Selepas Maghrib kami berpisah. Tommy berangkat menuju dek kapal, sedangkan saya, Ramdan dan Atika menuju Isimu di rumah salah satu teman yang sedari tadi meminta kami singgah.
Melewati Kota Gorontalo, kami disambut dengan segala hiruk pikuk khas perkotaan. Di kiri kanan jalan utama nampak pusat perbelanjaan dan keramaian. Sepertinya Gorontalo memang benar-benar serius berbenah dan membangun sejak pisah dari Sulut tahun 2001 silam. Kota Gorontalo betul-betul memantaskan diri sebagai wajah Provinsi Gorontalo, seperti Manado di Sulut. Lantas bagaimana dengan Bolaang Mongondow Raya? Entahlah.

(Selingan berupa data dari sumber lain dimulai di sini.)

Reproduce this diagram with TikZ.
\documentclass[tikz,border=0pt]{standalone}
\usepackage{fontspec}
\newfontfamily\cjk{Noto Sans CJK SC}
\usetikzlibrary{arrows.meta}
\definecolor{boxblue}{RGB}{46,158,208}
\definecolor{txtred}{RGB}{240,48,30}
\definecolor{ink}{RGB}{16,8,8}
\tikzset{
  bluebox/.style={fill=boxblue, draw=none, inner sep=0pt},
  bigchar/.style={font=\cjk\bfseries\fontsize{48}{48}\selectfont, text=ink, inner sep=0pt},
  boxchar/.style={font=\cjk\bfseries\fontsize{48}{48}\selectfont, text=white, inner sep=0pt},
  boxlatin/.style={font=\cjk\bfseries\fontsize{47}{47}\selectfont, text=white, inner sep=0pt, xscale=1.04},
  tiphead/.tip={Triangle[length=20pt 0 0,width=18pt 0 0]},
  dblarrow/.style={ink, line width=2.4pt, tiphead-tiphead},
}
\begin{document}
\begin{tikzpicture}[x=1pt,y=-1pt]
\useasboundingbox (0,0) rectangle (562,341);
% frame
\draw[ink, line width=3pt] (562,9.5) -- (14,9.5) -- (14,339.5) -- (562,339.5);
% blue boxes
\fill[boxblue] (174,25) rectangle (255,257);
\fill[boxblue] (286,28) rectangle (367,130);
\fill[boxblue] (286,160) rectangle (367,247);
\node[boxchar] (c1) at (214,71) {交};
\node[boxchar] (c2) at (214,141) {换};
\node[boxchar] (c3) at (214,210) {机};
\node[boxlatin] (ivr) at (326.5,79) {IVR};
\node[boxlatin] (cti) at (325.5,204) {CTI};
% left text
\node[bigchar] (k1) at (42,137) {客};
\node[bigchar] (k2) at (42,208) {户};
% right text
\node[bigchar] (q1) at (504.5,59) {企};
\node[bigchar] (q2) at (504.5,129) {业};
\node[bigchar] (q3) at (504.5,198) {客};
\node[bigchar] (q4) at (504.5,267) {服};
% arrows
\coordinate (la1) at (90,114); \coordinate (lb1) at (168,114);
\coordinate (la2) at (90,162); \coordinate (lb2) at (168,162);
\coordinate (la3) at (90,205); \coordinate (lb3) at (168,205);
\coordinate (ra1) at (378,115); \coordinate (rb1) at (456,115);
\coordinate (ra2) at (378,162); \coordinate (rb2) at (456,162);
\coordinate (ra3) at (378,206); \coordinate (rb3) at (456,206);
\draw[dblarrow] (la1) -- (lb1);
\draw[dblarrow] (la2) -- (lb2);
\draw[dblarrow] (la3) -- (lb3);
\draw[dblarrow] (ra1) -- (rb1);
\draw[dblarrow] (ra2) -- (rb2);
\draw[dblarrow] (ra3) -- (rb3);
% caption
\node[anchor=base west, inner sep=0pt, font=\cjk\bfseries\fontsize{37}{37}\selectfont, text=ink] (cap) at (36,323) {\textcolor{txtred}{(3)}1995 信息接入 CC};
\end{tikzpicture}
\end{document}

Satu jam berkendara, kami tiba di Isimu di rumah Mei dan disuguhi makan malam. Tak satu pun alasan menolak. Setelah makan, kami segera bersiap melanjutkan perjalanan. Waktu menunjukkan pukul 20.36. Tujuan saya ke Marisa, Ramdan dan Atika ke Paguat, keduanya ada di Kabupaten Pohuwato, kira-kira tiga jam perjalanan dari Isimu. Malam kian pekat, daya lihat menurun. Kami menuju Pohuwato dengan kecepatan rendah, rata-rata hanya 50 km/jam.